■ **Source excerpt**:
################
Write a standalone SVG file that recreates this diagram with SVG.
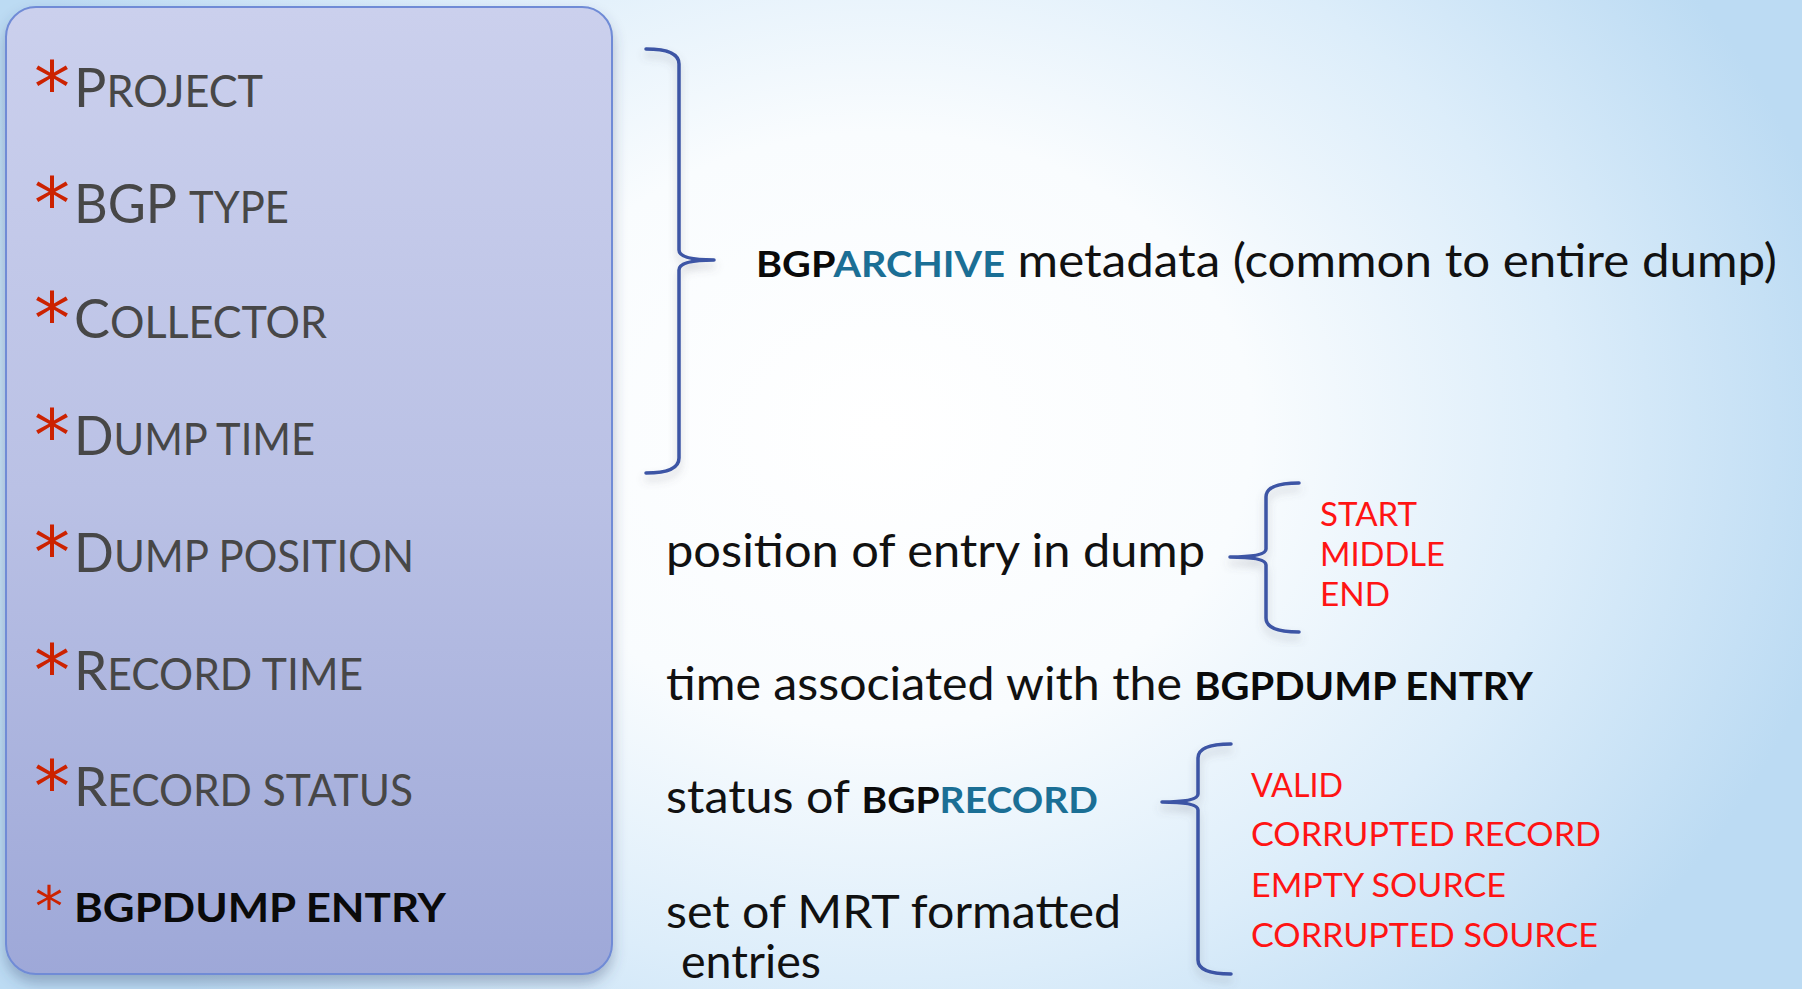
<svg xmlns="http://www.w3.org/2000/svg" width="1802" height="989" viewBox="0 0 1802 989">
<defs>
<radialGradient id="bg" gradientUnits="userSpaceOnUse" cx="880" cy="430" r="980" gradientTransform="translate(880 430) scale(1 0.8) translate(-880 -430)">
<stop offset="0" stop-color="#ffffff"/>
<stop offset="0.38" stop-color="#f9fcfe"/>
<stop offset="0.7" stop-color="#dcedfa"/>
<stop offset="1" stop-color="#bcdbf3"/>
</radialGradient>
<linearGradient id="panelFill" x1="0" y1="0" x2="0" y2="1">
<stop offset="0" stop-color="#cbd0ed"/>
<stop offset="0.5" stop-color="#bac1e5"/>
<stop offset="1" stop-color="#9ea8d8"/>
</linearGradient>
<filter id="shadow" x="-10%" y="-10%" width="120%" height="120%">
<feDropShadow dx="0" dy="8" stdDeviation="7" flood-color="#3a4a70" flood-opacity="0.35"/>
</filter>
<filter id="braceShadow" x="-50%" y="-10%" width="200%" height="120%">
<feDropShadow dx="0" dy="6" stdDeviation="4" flood-color="#606070" flood-opacity="0.3"/>
</filter>
<style>
.item{font-family:Lato,"Open Sans","Liberation Sans",sans-serif;fill:#474747;}
.star{font-family:"DejaVu Sans","Liberation Sans",sans-serif;fill:#cc2200;}
.body{font-family:Lato,"Open Sans","Liberation Sans",sans-serif;fill:#111111;font-size:46px;}
.bold{font-weight:700;fill:#0a0a0a;}
.teal{font-weight:700;fill:#1b6f95;}
.red{font-family:Lato,"Open Sans","Liberation Sans",sans-serif;fill:#ff1414;font-size:33px;}
.brace{fill:none;stroke:#3c55a5;stroke-width:3.5;stroke-linecap:round;stroke-linejoin:round;}
</style>
</defs>
<rect width="1802" height="989" fill="url(#bg)"/>

<g id="panel">
<rect x="6" y="7" width="606" height="967" rx="30" ry="30" fill="url(#panelFill)" stroke="#6f8bd6" stroke-width="2" filter="url(#shadow)"/>
</g>

<g id="item-project">
<text class="star" x="34" y="112" font-size="72">*</text>
<text class="item" x="74" y="107" textLength="189" lengthAdjust="spacingAndGlyphs"><tspan font-size="55">P</tspan><tspan font-size="44">ROJECT</tspan></text>
</g>
<g id="item-bgptype">
<text class="star" x="34" y="228" font-size="72">*</text>
<text class="item" x="74" y="223" textLength="215" lengthAdjust="spacingAndGlyphs"><tspan font-size="55">BGP </tspan><tspan font-size="44">TYPE</tspan></text>
</g>
<g id="item-collector">
<text class="star" x="34" y="343" font-size="72">*</text>
<text class="item" x="74" y="338" textLength="253" lengthAdjust="spacingAndGlyphs"><tspan font-size="55">C</tspan><tspan font-size="44">OLLECTOR</tspan></text>
</g>
<g id="item-dumptime">
<text class="star" x="34" y="460" font-size="72">*</text>
<text class="item" x="74" y="455" textLength="241" lengthAdjust="spacingAndGlyphs"><tspan font-size="55">D</tspan><tspan font-size="44">UMP  TIME</tspan></text>
</g>
<g id="item-dumpposition">
<text class="star" x="34" y="577" font-size="72">*</text>
<text class="item" x="74" y="572" textLength="340" lengthAdjust="spacingAndGlyphs"><tspan font-size="55">D</tspan><tspan font-size="44">UMP POSITION</tspan></text>
</g>
<g id="item-recordtime">
<text class="star" x="34" y="695" font-size="72">*</text>
<text class="item" x="74" y="690" textLength="289" lengthAdjust="spacingAndGlyphs"><tspan font-size="55">R</tspan><tspan font-size="44">ECORD TIME</tspan></text>
</g>
<g id="item-recordstatus">
<text class="star" x="34" y="811" font-size="72">*</text>
<text class="item" x="74" y="806" textLength="339" lengthAdjust="spacingAndGlyphs"><tspan font-size="55">R</tspan><tspan font-size="44">ECORD STATUS</tspan></text>
</g>
<g id="item-bgpdumpentry">
<text class="star" x="35" y="926" font-size="56">*</text>
<text class="item bold" x="74" y="922" font-size="40" textLength="372" lengthAdjust="spacingAndGlyphs">BGPDUMP ENTRY</text>
</g>

<g id="connectors">
<path class="brace" filter="url(#braceShadow)" d="M646,49 Q679,49 679,64 L679,250 Q679,260 714,260 Q679,260 679,270 L679,458 Q679,473 646,473"/>
<path class="brace" filter="url(#braceShadow)" d="M1299,483 Q1266,483 1266,497 L1266,549 Q1266,557 1230,557 Q1266,557 1266,565 L1266,618 Q1266,632 1299,632"/>
<path class="brace" filter="url(#braceShadow)" d="M1231,744 Q1198,744 1198,758 L1198,794 Q1198,802 1162,802 Q1198,802 1198,810 L1198,960 Q1198,974 1231,974"/>
</g>

<g id="label-archive">
<text class="body" x="756" y="277" font-size="41" textLength="1021" lengthAdjust="spacingAndGlyphs"><tspan class="bold" font-size="37">BGP</tspan><tspan class="teal" font-size="37">ARCHIVE</tspan> metadata (common to entire dump)</text>
</g>
<g id="label-position">
<text class="body" x="666" y="567" textLength="539" lengthAdjust="spacingAndGlyphs">position of entry in dump</text>
</g>
<g id="values-position">
<text class="red" x="1320" y="526" textLength="97" lengthAdjust="spacingAndGlyphs">START</text>
<text class="red" x="1320" y="566" textLength="125" lengthAdjust="spacingAndGlyphs">MIDDLE</text>
<text class="red" x="1320" y="606" textLength="70" lengthAdjust="spacingAndGlyphs">END</text>
</g>
<g id="label-time">
<text class="body" x="666" y="700" textLength="867" lengthAdjust="spacingAndGlyphs">time associated with the <tspan class="bold" font-size="38">BGPDUMP ENTRY</tspan></text>
</g>
<g id="label-status">
<text class="body" x="666" y="813" textLength="432" lengthAdjust="spacingAndGlyphs">status of <tspan class="bold" font-size="37">BGP</tspan><tspan class="teal" font-size="37">RECORD</tspan></text>
</g>
<g id="values-status">
<text class="red" x="1251" y="797" textLength="92" lengthAdjust="spacingAndGlyphs">VALID</text>
<text class="red" x="1251" y="846" textLength="350" lengthAdjust="spacingAndGlyphs">CORRUPTED RECORD</text>
<text class="red" x="1251" y="897" textLength="255" lengthAdjust="spacingAndGlyphs">EMPTY SOURCE</text>
<text class="red" x="1251" y="947" textLength="347" lengthAdjust="spacingAndGlyphs">CORRUPTED SOURCE</text>
</g>
<g id="label-entries">
<text class="body" x="666" y="928" textLength="455" lengthAdjust="spacingAndGlyphs">set of MRT formatted</text>
<text class="body" x="681" y="978" textLength="140" lengthAdjust="spacingAndGlyphs">entries</text>
</g>
</svg>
################
Reproduce all of the data exactly; the pictures do not belong in the copy.

■ **Response to the exercise**:
Write a standalone SVG file that recreates this diagram with SVG.
<svg xmlns="http://www.w3.org/2000/svg" width="1802" height="989" viewBox="0 0 1802 989">
<defs>
<radialGradient id="bg" gradientUnits="userSpaceOnUse" cx="880" cy="430" r="980" gradientTransform="translate(880 430) scale(1 0.8) translate(-880 -430)">
<stop offset="0" stop-color="#ffffff"/>
<stop offset="0.38" stop-color="#f9fcfe"/>
<stop offset="0.7" stop-color="#dcedfa"/>
<stop offset="1" stop-color="#bcdbf3"/>
</radialGradient>
<linearGradient id="panelFill" x1="0" y1="0" x2="0" y2="1">
<stop offset="0" stop-color="#cbd0ed"/>
<stop offset="0.5" stop-color="#bac1e5"/>
<stop offset="1" stop-color="#9ea8d8"/>
</linearGradient>
<filter id="shadow" x="-10%" y="-10%" width="120%" height="120%">
<feDropShadow dx="0" dy="8" stdDeviation="7" flood-color="#3a4a70" flood-opacity="0.35"/>
</filter>
<filter id="braceShadow" x="-50%" y="-10%" width="200%" height="120%">
<feDropShadow dx="0" dy="6" stdDeviation="4" flood-color="#606070" flood-opacity="0.3"/>
</filter>
<style>
.item{font-family:Lato,"Open Sans","Liberation Sans",sans-serif;fill:#474747;}
.star{font-family:"DejaVu Sans","Liberation Sans",sans-serif;fill:#cc2200;}
.body{font-family:Lato,"Open Sans","Liberation Sans",sans-serif;fill:#111111;font-size:46px;}
.bold{font-weight:700;fill:#0a0a0a;}
.teal{font-weight:700;fill:#1b6f95;}
.red{font-family:Lato,"Open Sans","Liberation Sans",sans-serif;fill:#ff1414;font-size:33px;}
.brace{fill:none;stroke:#3c55a5;stroke-width:3.5;stroke-linecap:round;stroke-linejoin:round;}
</style>
</defs>
<rect width="1802" height="989" fill="url(#bg)"/>

<g id="panel">
<rect x="6" y="7" width="606" height="967" rx="30" ry="30" fill="url(#panelFill)" stroke="#6f8bd6" stroke-width="2" filter="url(#shadow)"/>
</g>

<g id="item-project">
<text class="star" x="34" y="112" font-size="72">*</text>
<text class="item" x="74" y="107" textLength="189" lengthAdjust="spacingAndGlyphs"><tspan font-size="55">P</tspan><tspan font-size="44">ROJECT</tspan></text>
</g>
<g id="item-bgptype">
<text class="star" x="34" y="228" font-size="72">*</text>
<text class="item" x="74" y="223" textLength="215" lengthAdjust="spacingAndGlyphs"><tspan font-size="55">BGP </tspan><tspan font-size="44">TYPE</tspan></text>
</g>
<g id="item-collector">
<text class="star" x="34" y="343" font-size="72">*</text>
<text class="item" x="74" y="338" textLength="253" lengthAdjust="spacingAndGlyphs"><tspan font-size="55">C</tspan><tspan font-size="44">OLLECTOR</tspan></text>
</g>
<g id="item-dumptime">
<text class="star" x="34" y="460" font-size="72">*</text>
<text class="item" x="74" y="455" textLength="241" lengthAdjust="spacingAndGlyphs"><tspan font-size="55">D</tspan><tspan font-size="44">UMP  TIME</tspan></text>
</g>
<g id="item-dumpposition">
<text class="star" x="34" y="577" font-size="72">*</text>
<text class="item" x="74" y="572" textLength="340" lengthAdjust="spacingAndGlyphs"><tspan font-size="55">D</tspan><tspan font-size="44">UMP POSITION</tspan></text>
</g>
<g id="item-recordtime">
<text class="star" x="34" y="695" font-size="72">*</text>
<text class="item" x="74" y="690" textLength="289" lengthAdjust="spacingAndGlyphs"><tspan font-size="55">R</tspan><tspan font-size="44">ECORD TIME</tspan></text>
</g>
<g id="item-recordstatus">
<text class="star" x="34" y="811" font-size="72">*</text>
<text class="item" x="74" y="806" textLength="339" lengthAdjust="spacingAndGlyphs"><tspan font-size="55">R</tspan><tspan font-size="44">ECORD STATUS</tspan></text>
</g>
<g id="item-bgpdumpentry">
<text class="star" x="35" y="926" font-size="56">*</text>
<text class="item bold" x="74" y="922" font-size="40" textLength="372" lengthAdjust="spacingAndGlyphs">BGPDUMP ENTRY</text>
</g>

<g id="connectors">
<path class="brace" filter="url(#braceShadow)" d="M646,49 Q679,49 679,64 L679,250 Q679,260 714,260 Q679,260 679,270 L679,458 Q679,473 646,473"/>
<path class="brace" filter="url(#braceShadow)" d="M1299,483 Q1266,483 1266,497 L1266,549 Q1266,557 1230,557 Q1266,557 1266,565 L1266,618 Q1266,632 1299,632"/>
<path class="brace" filter="url(#braceShadow)" d="M1231,744 Q1198,744 1198,758 L1198,794 Q1198,802 1162,802 Q1198,802 1198,810 L1198,960 Q1198,974 1231,974"/>
</g>

<g id="label-archive">
<text class="body" x="756" y="277" font-size="41" textLength="1021" lengthAdjust="spacingAndGlyphs"><tspan class="bold" font-size="37">BGP</tspan><tspan class="teal" font-size="37">ARCHIVE</tspan> metadata (common to entire dump)</text>
</g>
<g id="label-position">
<text class="body" x="666" y="567" textLength="539" lengthAdjust="spacingAndGlyphs">position of entry in dump</text>
</g>
<g id="values-position">
<text class="red" x="1320" y="526" textLength="97" lengthAdjust="spacingAndGlyphs">START</text>
<text class="red" x="1320" y="566" textLength="125" lengthAdjust="spacingAndGlyphs">MIDDLE</text>
<text class="red" x="1320" y="606" textLength="70" lengthAdjust="spacingAndGlyphs">END</text>
</g>
<g id="label-time">
<text class="body" x="666" y="700" textLength="867" lengthAdjust="spacingAndGlyphs">time associated with the <tspan class="bold" font-size="38">BGPDUMP ENTRY</tspan></text>
</g>
<g id="label-status">
<text class="body" x="666" y="813" textLength="432" lengthAdjust="spacingAndGlyphs">status of <tspan class="bold" font-size="37">BGP</tspan><tspan class="teal" font-size="37">RECORD</tspan></text>
</g>
<g id="values-status">
<text class="red" x="1251" y="797" textLength="92" lengthAdjust="spacingAndGlyphs">VALID</text>
<text class="red" x="1251" y="846" textLength="350" lengthAdjust="spacingAndGlyphs">CORRUPTED RECORD</text>
<text class="red" x="1251" y="897" textLength="255" lengthAdjust="spacingAndGlyphs">EMPTY SOURCE</text>
<text class="red" x="1251" y="947" textLength="347" lengthAdjust="spacingAndGlyphs">CORRUPTED SOURCE</text>
</g>
<g id="label-entries">
<text class="body" x="666" y="928" textLength="455" lengthAdjust="spacingAndGlyphs">set of MRT formatted</text>
<text class="body" x="681" y="978" textLength="140" lengthAdjust="spacingAndGlyphs">entries</text>
</g>
</svg>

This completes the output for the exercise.